BIS granted extra £4bn resource to cover additional loan losses
The supplementary estimates for 2014/15 were published by the Treasury last week.
They show what additional resource has been granted to each government department over and above its agreed budget.
BIS was granted another £2.1billion for the ‘ring-fenced student loan provision’ indicating that the value of existing loans has been revised down further. BIS received £5bn last year to cope with the new repayment modelling estimates. That means that over the last 5 years, BIS has received £16billion of additional resource to cover repeated write-downs in the value of existing loans. These have largely been due to the low bank base rates, which determine the interest rates on loans issued to those who commenced undergraduate study before 2012.
A further £1.98billion was assigned to the resource component of Annually Managed Expenditure as a ‘management charge’. This looks like it could be the component designed to cover the ‘RAB excess’ (above the target ‘impairment’) for newly issued loans.* That is, since April the Treasury has set a target RAB of 36 per cent, any sum over that is allocated to AME rather than the departmental expenditure budget. Then over the next 30 years, 1/30th of that bit of AME is charged back to BIS – meaning BIS will have to find c. £66m per year from other planned spending to compensate for this year’s excess.
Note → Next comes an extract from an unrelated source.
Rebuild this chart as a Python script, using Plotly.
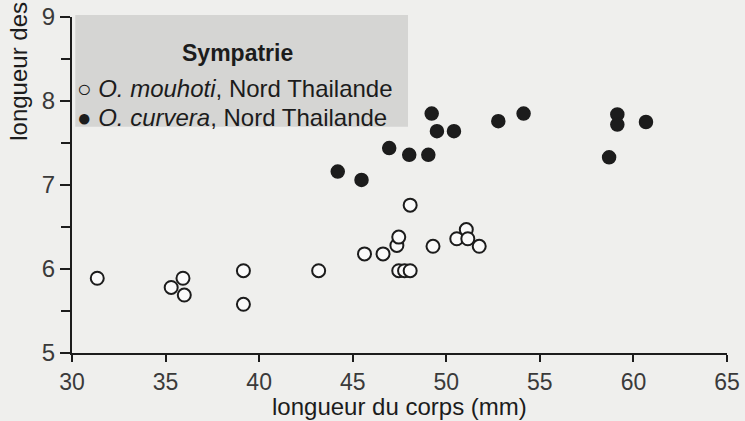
import plotly.graph_objects as go

# O. mouhoti (open circles), Nord Thailande
mouhoti_corps = [31.35, 35.3, 35.93, 36.0, 39.16, 39.16, 43.18, 45.63, 46.62, 47.36,
                 47.46, 47.46, 47.77, 48.07, 48.07, 49.29, 50.56, 51.07, 51.15, 51.76]
mouhoti_long = [5.89, 5.78, 5.89, 5.69, 5.98, 5.58, 5.98, 6.18, 6.18, 6.28,
                6.38, 5.98, 5.98, 5.98, 6.76, 6.27, 6.36, 6.47, 6.36, 6.27]

# O. curvera (filled circles), Nord Thailande
curvera_corps = [44.2, 45.47, 46.95, 48.02, 49.04, 49.22, 49.5, 50.41, 52.78, 54.13,
                 58.7, 59.14, 59.14, 60.67]
curvera_long = [7.16, 7.06, 7.44, 7.36, 7.36, 7.85, 7.64, 7.64, 7.76, 7.85,
                7.33, 7.84, 7.72, 7.75]

x_ticks = [30, 35, 40, 45, 50, 55, 60, 65]
y_ticks = [5, 6, 7, 8, 9]

ink = "#1c1c1c"
bg = "#efefed"
font = "Liberation Sans, Arial, sans-serif"

fig = go.Figure()
fig.add_trace(go.Scatter(
    x=mouhoti_corps, y=mouhoti_long, mode="markers", name="O. mouhoti",
    marker={"size": 13, "color": "#fafafa", "line": {"width": 2, "color": ink}},
    cliponaxis=False,
))
fig.add_trace(go.Scatter(
    x=curvera_corps, y=curvera_long, mode="markers", name="O. curvera",
    marker={"size": 13, "color": ink, "line": {"width": 1.5, "color": ink}},
    cliponaxis=False,
))

# legend box drawn by hand so it sits tight against the y axis
fig.add_shape(type="rect", xref="paper", yref="paper", x0=0.005, x1=0.513,
              y0=0.673, y1=1.006, fillcolor="#d5d5d3", line={"width": 0}, layer="below")
fig.add_annotation(text="<b>Sympatrie</b>", xref="paper", yref="paper",
                   x=0.252, y=0.9375, xanchor="center", showarrow=False,
                   font={"size": 23, "color": ink, "family": font})
fig.add_annotation(text="○ <i>O. mouhoti</i>, Nord Thailande", xref="paper", yref="paper",
                   x=0.004, y=0.833, xanchor="left", showarrow=False,
                   font={"size": 24, "color": ink, "family": font})
fig.add_annotation(text="● <i>O. curvera</i>, Nord Thailande", xref="paper", yref="paper",
                   x=0.004, y=0.747, xanchor="left", showarrow=False,
                   font={"size": 24, "color": ink, "family": font})

# y title is cut off at the top in the source
fig.add_annotation(text="longueur des", xref="paper", yref="paper",
                   x=-0.082, y=0.625, xanchor="center", yanchor="bottom",
                   textangle=-90, showarrow=False,
                   font={"size": 24, "color": ink, "family": font})

# x title placed by hand, just under the tick labels
fig.add_annotation(text="longueur du corps (mm)", xref="paper", yref="paper",
                   x=0.5, y=-0.158, xanchor="center", yanchor="middle",
                   showarrow=False, font={"size": 24, "color": ink, "family": font})

fig.update_layout(
    width=745, height=421,
    margin={"l": 72, "r": 18, "t": 17, "b": 68},
    paper_bgcolor=bg, plot_bgcolor=bg,
    showlegend=False,
    font={"family": font, "color": ink},
)
fig.update_xaxes(
    range=[30, 65], tickvals=x_ticks, ticks="outside", ticklen=7, tickwidth=1.5,
    tickcolor=ink, showline=True, linecolor=ink, linewidth=2, showgrid=False,
    zeroline=False, automargin=False,
    tickfont={"size": 23, "color": "#3a3a3a"},
)
fig.update_yaxes(
    range=[5, 9], tickvals=y_ticks, ticks="outside", ticklen=10, tickwidth=1.5,
    tickcolor=ink, showline=True, linecolor=ink, linewidth=2, showgrid=False,
    zeroline=False, automargin=False, tickfont={"size": 24, "color": "#3a3a3a"},
    minor={"dtick": 0.5, "ticks": "outside", "ticklen": 9, "tickcolor": ink,
           "showgrid": False},
)

fig.write_html("out.html", config={"displayModeBar": False},
               post_script="document.body.style.margin = '0';")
There’s another additional £0.5billion in the separate capital AME budget which has the gnomic caption ‘revised forecast for other student loans’.
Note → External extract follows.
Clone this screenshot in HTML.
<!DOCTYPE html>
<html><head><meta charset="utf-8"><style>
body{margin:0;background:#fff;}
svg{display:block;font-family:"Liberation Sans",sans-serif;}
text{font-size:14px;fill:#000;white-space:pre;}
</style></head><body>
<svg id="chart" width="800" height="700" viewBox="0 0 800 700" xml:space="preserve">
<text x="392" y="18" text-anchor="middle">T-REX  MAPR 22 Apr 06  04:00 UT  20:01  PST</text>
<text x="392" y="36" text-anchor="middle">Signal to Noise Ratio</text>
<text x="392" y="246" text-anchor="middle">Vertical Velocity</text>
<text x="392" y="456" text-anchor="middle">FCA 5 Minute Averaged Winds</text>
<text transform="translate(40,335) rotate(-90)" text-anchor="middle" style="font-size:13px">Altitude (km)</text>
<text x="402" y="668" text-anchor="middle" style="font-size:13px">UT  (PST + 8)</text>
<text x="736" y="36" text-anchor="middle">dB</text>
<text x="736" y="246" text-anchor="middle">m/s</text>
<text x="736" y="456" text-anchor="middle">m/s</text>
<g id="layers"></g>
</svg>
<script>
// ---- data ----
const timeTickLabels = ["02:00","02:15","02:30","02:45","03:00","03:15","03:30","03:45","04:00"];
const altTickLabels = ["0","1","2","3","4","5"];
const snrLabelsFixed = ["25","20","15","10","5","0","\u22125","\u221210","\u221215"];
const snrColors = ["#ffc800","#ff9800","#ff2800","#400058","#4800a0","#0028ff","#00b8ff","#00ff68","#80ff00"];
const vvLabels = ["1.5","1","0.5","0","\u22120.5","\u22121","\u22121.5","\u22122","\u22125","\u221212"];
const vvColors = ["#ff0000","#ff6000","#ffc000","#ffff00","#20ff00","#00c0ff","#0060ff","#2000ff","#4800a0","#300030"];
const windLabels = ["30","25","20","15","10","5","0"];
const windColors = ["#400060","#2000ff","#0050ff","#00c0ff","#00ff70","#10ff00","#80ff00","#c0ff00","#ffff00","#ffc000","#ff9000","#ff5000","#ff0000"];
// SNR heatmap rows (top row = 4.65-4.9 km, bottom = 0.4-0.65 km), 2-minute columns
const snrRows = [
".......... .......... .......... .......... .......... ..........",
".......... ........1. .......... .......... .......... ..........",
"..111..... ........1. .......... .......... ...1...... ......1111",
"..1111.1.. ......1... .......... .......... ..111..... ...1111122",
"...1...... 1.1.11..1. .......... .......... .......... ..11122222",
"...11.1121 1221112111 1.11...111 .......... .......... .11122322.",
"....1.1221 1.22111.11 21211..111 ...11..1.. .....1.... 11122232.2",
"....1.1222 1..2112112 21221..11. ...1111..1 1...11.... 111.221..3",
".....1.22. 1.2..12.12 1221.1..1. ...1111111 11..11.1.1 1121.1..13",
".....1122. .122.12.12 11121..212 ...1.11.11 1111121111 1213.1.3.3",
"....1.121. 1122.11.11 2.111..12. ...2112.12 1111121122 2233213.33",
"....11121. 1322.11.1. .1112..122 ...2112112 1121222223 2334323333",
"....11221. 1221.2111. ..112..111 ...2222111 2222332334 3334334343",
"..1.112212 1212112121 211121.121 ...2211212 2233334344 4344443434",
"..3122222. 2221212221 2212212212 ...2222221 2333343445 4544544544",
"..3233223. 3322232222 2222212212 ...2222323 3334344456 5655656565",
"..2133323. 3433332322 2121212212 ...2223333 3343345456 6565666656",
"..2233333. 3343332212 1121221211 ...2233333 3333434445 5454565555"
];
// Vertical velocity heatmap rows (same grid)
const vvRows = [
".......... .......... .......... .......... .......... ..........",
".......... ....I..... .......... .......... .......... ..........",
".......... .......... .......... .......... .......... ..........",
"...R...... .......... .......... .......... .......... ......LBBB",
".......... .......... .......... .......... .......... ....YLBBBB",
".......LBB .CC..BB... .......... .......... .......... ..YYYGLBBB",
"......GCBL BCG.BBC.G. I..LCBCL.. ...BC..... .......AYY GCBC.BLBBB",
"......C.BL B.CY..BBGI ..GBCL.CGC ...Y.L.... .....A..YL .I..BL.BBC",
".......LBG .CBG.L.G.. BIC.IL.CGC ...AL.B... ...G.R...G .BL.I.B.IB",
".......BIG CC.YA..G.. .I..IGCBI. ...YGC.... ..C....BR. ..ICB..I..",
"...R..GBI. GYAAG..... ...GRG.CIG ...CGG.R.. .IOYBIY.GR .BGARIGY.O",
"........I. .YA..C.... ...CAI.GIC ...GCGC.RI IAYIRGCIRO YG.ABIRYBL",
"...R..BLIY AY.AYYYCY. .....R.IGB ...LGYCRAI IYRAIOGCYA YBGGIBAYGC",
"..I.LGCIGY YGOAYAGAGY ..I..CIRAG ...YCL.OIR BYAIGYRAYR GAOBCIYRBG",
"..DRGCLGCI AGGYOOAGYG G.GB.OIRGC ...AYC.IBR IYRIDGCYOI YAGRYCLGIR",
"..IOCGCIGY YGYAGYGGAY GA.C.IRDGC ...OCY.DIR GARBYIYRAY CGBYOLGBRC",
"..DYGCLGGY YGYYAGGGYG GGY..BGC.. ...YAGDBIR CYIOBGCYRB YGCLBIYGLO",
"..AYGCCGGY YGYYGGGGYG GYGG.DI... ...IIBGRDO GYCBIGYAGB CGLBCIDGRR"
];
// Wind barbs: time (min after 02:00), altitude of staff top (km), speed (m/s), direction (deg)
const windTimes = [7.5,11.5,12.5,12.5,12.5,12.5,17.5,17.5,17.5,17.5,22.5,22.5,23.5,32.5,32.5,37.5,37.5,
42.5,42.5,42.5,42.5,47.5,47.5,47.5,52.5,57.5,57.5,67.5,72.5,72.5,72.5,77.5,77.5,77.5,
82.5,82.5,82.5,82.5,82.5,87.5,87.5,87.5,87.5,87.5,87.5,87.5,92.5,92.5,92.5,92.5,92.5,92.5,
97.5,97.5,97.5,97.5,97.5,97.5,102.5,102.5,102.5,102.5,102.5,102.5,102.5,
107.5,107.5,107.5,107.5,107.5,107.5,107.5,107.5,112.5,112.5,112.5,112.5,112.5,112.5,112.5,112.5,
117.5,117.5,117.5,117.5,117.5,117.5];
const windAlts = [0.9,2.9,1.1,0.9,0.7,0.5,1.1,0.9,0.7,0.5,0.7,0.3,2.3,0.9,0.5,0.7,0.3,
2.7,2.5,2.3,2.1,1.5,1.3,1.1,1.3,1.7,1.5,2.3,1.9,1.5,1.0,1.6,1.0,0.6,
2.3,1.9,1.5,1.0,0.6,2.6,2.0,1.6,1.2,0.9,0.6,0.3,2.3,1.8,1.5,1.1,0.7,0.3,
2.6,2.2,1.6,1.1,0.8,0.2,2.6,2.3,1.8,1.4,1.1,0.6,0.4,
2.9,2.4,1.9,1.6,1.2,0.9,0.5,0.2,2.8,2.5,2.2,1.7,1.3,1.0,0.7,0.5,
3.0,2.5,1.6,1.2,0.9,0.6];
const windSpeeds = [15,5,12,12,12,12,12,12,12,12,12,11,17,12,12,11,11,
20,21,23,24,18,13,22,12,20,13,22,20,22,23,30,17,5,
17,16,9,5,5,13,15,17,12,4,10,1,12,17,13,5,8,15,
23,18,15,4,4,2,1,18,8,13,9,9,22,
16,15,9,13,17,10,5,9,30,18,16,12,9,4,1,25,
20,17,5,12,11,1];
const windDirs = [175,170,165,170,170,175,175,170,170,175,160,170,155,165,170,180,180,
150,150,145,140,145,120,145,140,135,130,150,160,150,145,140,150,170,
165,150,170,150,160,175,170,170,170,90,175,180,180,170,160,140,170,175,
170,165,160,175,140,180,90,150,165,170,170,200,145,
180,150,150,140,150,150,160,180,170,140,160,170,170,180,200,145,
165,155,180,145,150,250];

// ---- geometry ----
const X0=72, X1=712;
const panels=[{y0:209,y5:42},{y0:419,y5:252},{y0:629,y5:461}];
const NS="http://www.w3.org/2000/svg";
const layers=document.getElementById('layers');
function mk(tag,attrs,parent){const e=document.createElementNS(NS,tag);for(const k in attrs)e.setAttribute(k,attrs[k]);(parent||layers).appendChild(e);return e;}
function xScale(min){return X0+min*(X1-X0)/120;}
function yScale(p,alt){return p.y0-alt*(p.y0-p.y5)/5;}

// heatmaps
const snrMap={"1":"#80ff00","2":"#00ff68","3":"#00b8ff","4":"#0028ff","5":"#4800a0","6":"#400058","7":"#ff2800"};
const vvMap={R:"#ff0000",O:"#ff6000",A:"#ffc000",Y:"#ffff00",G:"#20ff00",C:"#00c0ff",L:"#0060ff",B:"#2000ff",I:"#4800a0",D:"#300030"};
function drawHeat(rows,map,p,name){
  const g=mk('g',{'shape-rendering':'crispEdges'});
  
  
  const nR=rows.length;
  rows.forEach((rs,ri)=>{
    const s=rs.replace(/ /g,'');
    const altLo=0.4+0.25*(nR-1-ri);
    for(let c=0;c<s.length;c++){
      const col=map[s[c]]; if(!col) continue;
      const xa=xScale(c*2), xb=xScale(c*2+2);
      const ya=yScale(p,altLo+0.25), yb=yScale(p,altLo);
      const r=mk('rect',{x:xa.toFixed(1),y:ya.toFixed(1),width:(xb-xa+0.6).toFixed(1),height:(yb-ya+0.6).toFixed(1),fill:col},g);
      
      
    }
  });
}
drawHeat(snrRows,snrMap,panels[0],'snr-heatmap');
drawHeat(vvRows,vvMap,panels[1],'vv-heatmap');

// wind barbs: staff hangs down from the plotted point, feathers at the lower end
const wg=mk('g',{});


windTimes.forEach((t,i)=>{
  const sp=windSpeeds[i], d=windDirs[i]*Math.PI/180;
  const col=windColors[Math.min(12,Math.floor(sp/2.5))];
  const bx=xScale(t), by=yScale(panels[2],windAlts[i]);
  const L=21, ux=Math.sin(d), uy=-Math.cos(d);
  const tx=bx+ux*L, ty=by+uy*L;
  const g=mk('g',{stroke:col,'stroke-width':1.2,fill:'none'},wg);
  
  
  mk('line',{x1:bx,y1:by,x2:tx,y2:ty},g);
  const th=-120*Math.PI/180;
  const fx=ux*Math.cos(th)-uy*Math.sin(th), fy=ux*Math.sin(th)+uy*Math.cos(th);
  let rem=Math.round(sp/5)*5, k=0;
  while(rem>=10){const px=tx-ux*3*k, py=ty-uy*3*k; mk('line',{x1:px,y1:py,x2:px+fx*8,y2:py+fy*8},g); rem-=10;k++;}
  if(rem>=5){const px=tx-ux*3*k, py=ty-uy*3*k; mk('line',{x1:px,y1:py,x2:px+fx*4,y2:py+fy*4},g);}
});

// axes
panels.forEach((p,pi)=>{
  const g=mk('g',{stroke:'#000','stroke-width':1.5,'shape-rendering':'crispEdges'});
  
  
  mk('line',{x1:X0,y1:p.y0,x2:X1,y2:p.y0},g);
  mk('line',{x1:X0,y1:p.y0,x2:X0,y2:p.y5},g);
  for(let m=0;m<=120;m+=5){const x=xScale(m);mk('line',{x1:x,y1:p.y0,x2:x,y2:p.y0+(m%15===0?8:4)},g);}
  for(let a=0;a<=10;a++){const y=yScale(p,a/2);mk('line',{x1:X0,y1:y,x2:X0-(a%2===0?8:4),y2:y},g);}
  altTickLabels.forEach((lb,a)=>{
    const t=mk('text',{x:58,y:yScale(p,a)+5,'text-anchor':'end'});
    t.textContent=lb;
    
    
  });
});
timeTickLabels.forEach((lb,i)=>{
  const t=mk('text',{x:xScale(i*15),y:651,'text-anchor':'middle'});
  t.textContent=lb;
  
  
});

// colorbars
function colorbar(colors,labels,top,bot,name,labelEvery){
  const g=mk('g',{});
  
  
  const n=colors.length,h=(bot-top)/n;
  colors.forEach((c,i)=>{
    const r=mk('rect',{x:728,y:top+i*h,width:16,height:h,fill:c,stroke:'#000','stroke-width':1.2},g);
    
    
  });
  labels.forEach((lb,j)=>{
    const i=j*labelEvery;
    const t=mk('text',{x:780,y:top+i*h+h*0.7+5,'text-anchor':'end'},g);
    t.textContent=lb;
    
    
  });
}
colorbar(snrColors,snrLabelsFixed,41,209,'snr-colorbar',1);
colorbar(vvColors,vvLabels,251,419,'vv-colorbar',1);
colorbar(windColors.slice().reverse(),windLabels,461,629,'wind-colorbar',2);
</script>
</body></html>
*RAB is the resource accounting & budgeting charge given to BIS annually to cover the estimated loss on loans issued based on the discount rate used for financial reporting and budgeting.
Update – Thursday 19 February
I have received the following statement from a BIS spokesperson in response to the blog:
“The Supplementary Estimates is a routine means of providing budgetary cover, from HMT and Parliament, in the event that departmental costs change. The funding is not given to the department, so it will not necessarily be used, but is available if necessary. This practice is not unusual and happens every year.”
I have also been advised that BIS only used £3.4bn of the additional budgetary cover made available in 2013/14. I have revised my calculations and now believe BIS has utilised £10.4billion of additional reserves in the last four financial years to cover downwards revisions to the value of student loans. We will get the new BIS accounts for 2014/15 in June, when a new official RAB charge will also be determined.
I have not yet had confirmation from BIS about my interpretation of the ‘student loan management charge’ of £1.98bn that has been made available to BIS’s resource AME in the supplementary estimates.
Second Update – Thursday 19 February
BIS has confirmed that the £1.98bn made available to its resource AME as ‘student loan management charge’ does relate to the revised accounting procedures for ‘post-2012’ loans, but have stressed that that amount is a worst case scenario and is unlikely to be fully utilised. The official RAB charge is 45% but will be recalculated in June as the annual financial report for the department is prepared.